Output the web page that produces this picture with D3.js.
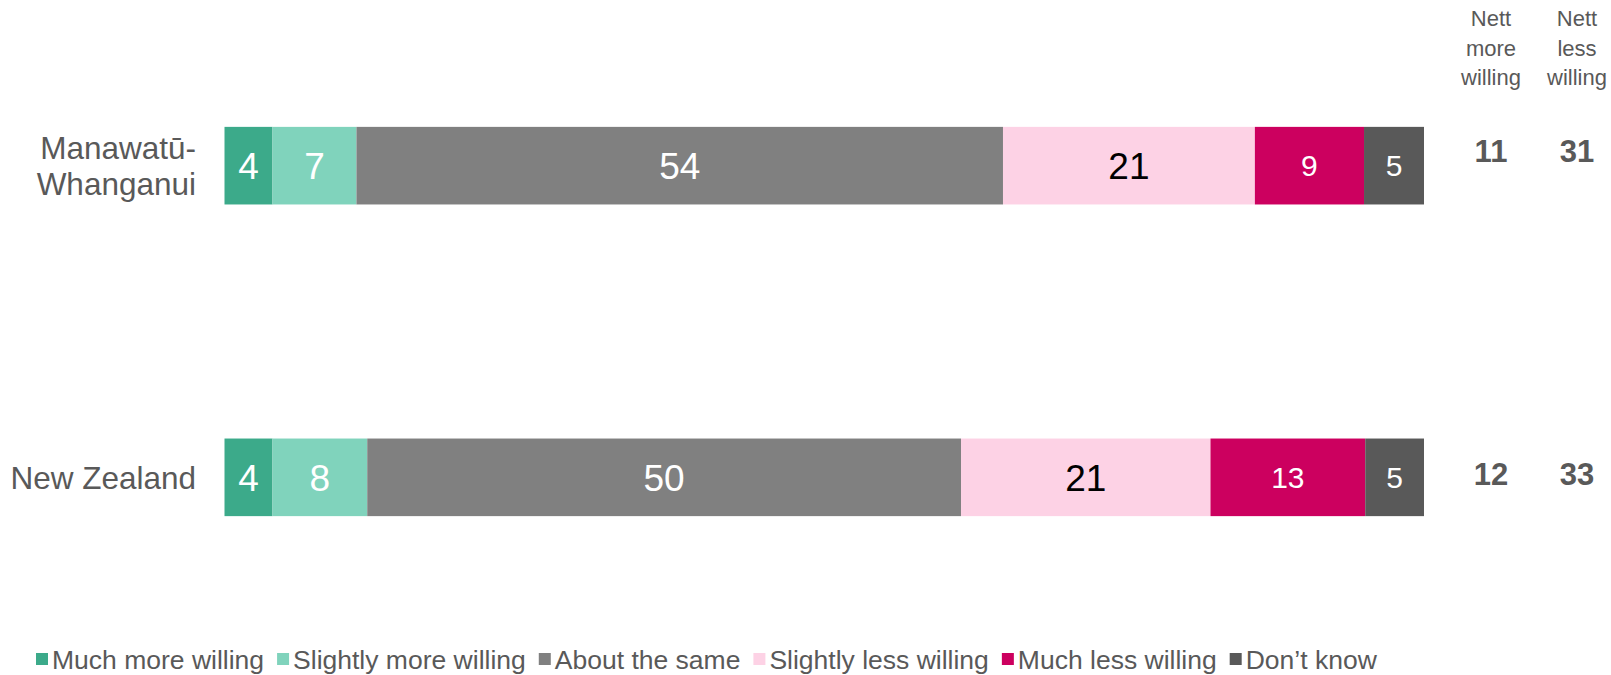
<!DOCTYPE html>
<html>
<head>
<meta charset="utf-8">
<script src="https://cdn.jsdelivr.net/npm/d3@7"></script>
<style>
  html, body { margin: 0; padding: 0; background: #fff; }
  svg { display: block; font-family: "Liberation Sans", Arial, sans-serif; }
</style>
</head>
<body>
<svg id="chart" width="1611" height="675"></svg>
<script>
// ---- data ----
const categories = ["Manawatū-Whanganui", "New Zealand"];
const categoryLines = [["Manawatū-", "Whanganui"], ["New Zealand"]];
const seriesNames = ["Much more willing", "Slightly more willing", "About the same", "Slightly less willing", "Much less willing", "Don’t know"];
const muchMore     = [4.0, 4.0];
const slightlyMore = [7.0, 7.9];
const aboutSame    = [53.9, 49.5];
const slightlyLess = [21.0, 20.8];
const muchLess     = [9.1, 12.9];
const dontKnow     = [5.0, 4.9];
const labelMuchMore     = ["4", "4"];
const labelSlightlyMore = ["7", "8"];
const labelAboutSame    = ["54", "50"];
const labelSlightlyLess = ["21", "21"];
const labelMuchLess     = ["9", "13"];
const labelDontKnow     = ["5", "5"];
const nettMore = ["11", "12"];
const nettLess = ["31", "33"];
const nettHeaders = [["Nett", "more", "willing"], ["Nett", "less", "willing"]];

// ---- styles ----
const colors = ["#3caa8a", "#80d3bc", "#808080", "#fdd2e5", "#cc005f", "#595959"];
const labelColors = ["#ffffff", "#ffffff", "#ffffff", "#000000", "#ffffff", "#ffffff"];
const labelSizes = [37, 37, 37, 37, 30, 30];
const textGrey = "#595959";

const seriesValues = [muchMore, slightlyMore, aboutSame, slightlyLess, muchLess, dontKnow];
const seriesLabels = [labelMuchMore, labelSlightlyMore, labelAboutSame, labelSlightlyLess, labelMuchLess, labelDontKnow];

const svg = d3.select("#chart");

const x = d3.scaleLinear().domain([0, 100]).range([224.5, 1424]);
const y = d3.scaleBand().domain(categories).range([10, 633]).paddingInner(0.751).paddingOuter(0.375);

// build stacked table
const rows = categories.map((c, i) => {
  const r = { category: c };
  seriesNames.forEach((s, j) => { r[s] = seriesValues[j][i]; });
  return r;
});
const stack = d3.stack().keys(seriesNames)(rows);

const layers = svg.append("g").selectAll("g")
  .data(stack).join("g")
  .attr("fill", (d, j) => colors[j]);

layers.selectAll("rect")
  .data(d => d).join("rect")
  .attr("x", d => x(d[0]))
  .attr("width", d => x(d[1]) - x(d[0]))
  .attr("y", d => y(d.data.category))
  .attr("height", y.bandwidth());

// segment labels
stack.forEach((layer, j) => {
  svg.append("g").selectAll("text")
    .data(layer).join("text")
    .attr("x", d => (x(d[0]) + x(d[1])) / 2)
    .attr("y", d => y(d.data.category) + y.bandwidth() / 2)
    .attr("dy", "0.36em")
    .attr("text-anchor", "middle")
    .attr("font-size", labelSizes[j])
    .attr("fill", labelColors[j])
    .text((d, i) => seriesLabels[j][i]);
});

// category labels
categories.forEach((c, i) => {
  const lines = categoryLines[i];
  const lh = 36.7;
  const cy = y(c) + y.bandwidth() / 2;
  const t = svg.append("text")
    .attr("text-anchor", "end")
    .attr("font-size", 31.5)
    .attr("fill", textGrey);
  lines.forEach((ln, k) => {
    t.append("tspan")
      .attr("x", 196)
      .attr("y", cy + (k - (lines.length - 1) / 2) * lh)
      .attr("dy", "0.36em")
      .text(ln);
  });
});

// nett columns
const nettX = [1491, 1577];
const nettDy = [-15, -3];
nettHeaders.forEach((hdr, j) => {
  const t = svg.append("text")
    .attr("text-anchor", "middle")
    .attr("font-size", 22)
    .attr("fill", textGrey);
  hdr.forEach((ln, k) => {
    t.append("tspan").attr("x", nettX[j]).attr("y", 26 + k * 29.7).text(ln);
  });
});
[nettMore, nettLess].forEach((vals, j) => {
  svg.append("g").selectAll("text")
    .data(vals).join("text")
    .attr("x", nettX[j])
    .attr("y", (d, i) => y(categories[i]) + y.bandwidth() / 2 + nettDy[i])
    .attr("dy", "0.36em")
    .attr("text-anchor", "middle")
    .attr("font-size", 31)
    .attr("font-weight", "bold")
    .attr("fill", textGrey)
    .text(d => d);
});

// legend
const legend = svg.append("g");
let lx = 36;
const ly = 659;
seriesNames.forEach((s, j) => {
  legend.append("rect")
    .attr("x", lx).attr("y", ly - 6).attr("width", 12).attr("height", 12)
    .attr("fill", colors[j]);
  const t = legend.append("text")
    .attr("x", lx + 16).attr("y", ly).attr("dy", "0.36em")
    .attr("font-size", 26.5).attr("fill", textGrey)
    .text(s);
  lx += 16 + t.node().getComputedTextLength() + 13;
});
</script>
</body>
</html>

#### Exercise task
Transcribe each line above verbatim, with the pictures left out.

#### Exercise answer
Output the web page that produces this picture with D3.js.
<!DOCTYPE html>
<html>
<head>
<meta charset="utf-8">
<script src="https://cdn.jsdelivr.net/npm/d3@7"></script>
<style>
  html, body { margin: 0; padding: 0; background: #fff; }
  svg { display: block; font-family: "Liberation Sans", Arial, sans-serif; }
</style>
</head>
<body>
<svg id="chart" width="1611" height="675"></svg>
<script>
// ---- data ----
const categories = ["Manawatū-Whanganui", "New Zealand"];
const categoryLines = [["Manawatū-", "Whanganui"], ["New Zealand"]];
const seriesNames = ["Much more willing", "Slightly more willing", "About the same", "Slightly less willing", "Much less willing", "Don’t know"];
const muchMore     = [4.0, 4.0];
const slightlyMore = [7.0, 7.9];
const aboutSame    = [53.9, 49.5];
const slightlyLess = [21.0, 20.8];
const muchLess     = [9.1, 12.9];
const dontKnow     = [5.0, 4.9];
const labelMuchMore     = ["4", "4"];
const labelSlightlyMore = ["7", "8"];
const labelAboutSame    = ["54", "50"];
const labelSlightlyLess = ["21", "21"];
const labelMuchLess     = ["9", "13"];
const labelDontKnow     = ["5", "5"];
const nettMore = ["11", "12"];
const nettLess = ["31", "33"];
const nettHeaders = [["Nett", "more", "willing"], ["Nett", "less", "willing"]];

// ---- styles ----
const colors = ["#3caa8a", "#80d3bc", "#808080", "#fdd2e5", "#cc005f", "#595959"];
const labelColors = ["#ffffff", "#ffffff", "#ffffff", "#000000", "#ffffff", "#ffffff"];
const labelSizes = [37, 37, 37, 37, 30, 30];
const textGrey = "#595959";

const seriesValues = [muchMore, slightlyMore, aboutSame, slightlyLess, muchLess, dontKnow];
const seriesLabels = [labelMuchMore, labelSlightlyMore, labelAboutSame, labelSlightlyLess, labelMuchLess, labelDontKnow];

const svg = d3.select("#chart");

const x = d3.scaleLinear().domain([0, 100]).range([224.5, 1424]);
const y = d3.scaleBand().domain(categories).range([10, 633]).paddingInner(0.751).paddingOuter(0.375);

// build stacked table
const rows = categories.map((c, i) => {
  const r = { category: c };
  seriesNames.forEach((s, j) => { r[s] = seriesValues[j][i]; });
  return r;
});
const stack = d3.stack().keys(seriesNames)(rows);

const layers = svg.append("g").selectAll("g")
  .data(stack).join("g")
  .attr("fill", (d, j) => colors[j]);

layers.selectAll("rect")
  .data(d => d).join("rect")
  .attr("x", d => x(d[0]))
  .attr("width", d => x(d[1]) - x(d[0]))
  .attr("y", d => y(d.data.category))
  .attr("height", y.bandwidth());

// segment labels
stack.forEach((layer, j) => {
  svg.append("g").selectAll("text")
    .data(layer).join("text")
    .attr("x", d => (x(d[0]) + x(d[1])) / 2)
    .attr("y", d => y(d.data.category) + y.bandwidth() / 2)
    .attr("dy", "0.36em")
    .attr("text-anchor", "middle")
    .attr("font-size", labelSizes[j])
    .attr("fill", labelColors[j])
    .text((d, i) => seriesLabels[j][i]);
});

// category labels
categories.forEach((c, i) => {
  const lines = categoryLines[i];
  const lh = 36.7;
  const cy = y(c) + y.bandwidth() / 2;
  const t = svg.append("text")
    .attr("text-anchor", "end")
    .attr("font-size", 31.5)
    .attr("fill", textGrey);
  lines.forEach((ln, k) => {
    t.append("tspan")
      .attr("x", 196)
      .attr("y", cy + (k - (lines.length - 1) / 2) * lh)
      .attr("dy", "0.36em")
      .text(ln);
  });
});

// nett columns
const nettX = [1491, 1577];
const nettDy = [-15, -3];
nettHeaders.forEach((hdr, j) => {
  const t = svg.append("text")
    .attr("text-anchor", "middle")
    .attr("font-size", 22)
    .attr("fill", textGrey);
  hdr.forEach((ln, k) => {
    t.append("tspan").attr("x", nettX[j]).attr("y", 26 + k * 29.7).text(ln);
  });
});
[nettMore, nettLess].forEach((vals, j) => {
  svg.append("g").selectAll("text")
    .data(vals).join("text")
    .attr("x", nettX[j])
    .attr("y", (d, i) => y(categories[i]) + y.bandwidth() / 2 + nettDy[i])
    .attr("dy", "0.36em")
    .attr("text-anchor", "middle")
    .attr("font-size", 31)
    .attr("font-weight", "bold")
    .attr("fill", textGrey)
    .text(d => d);
});

// legend
const legend = svg.append("g");
let lx = 36;
const ly = 659;
seriesNames.forEach((s, j) => {
  legend.append("rect")
    .attr("x", lx).attr("y", ly - 6).attr("width", 12).attr("height", 12)
    .attr("fill", colors[j]);
  const t = legend.append("text")
    .attr("x", lx + 16).attr("y", ly).attr("dy", "0.36em")
    .attr("font-size", 26.5).attr("fill", textGrey)
    .text(s);
  lx += 16 + t.node().getComputedTextLength() + 13;
});
</script>
</body>
</html>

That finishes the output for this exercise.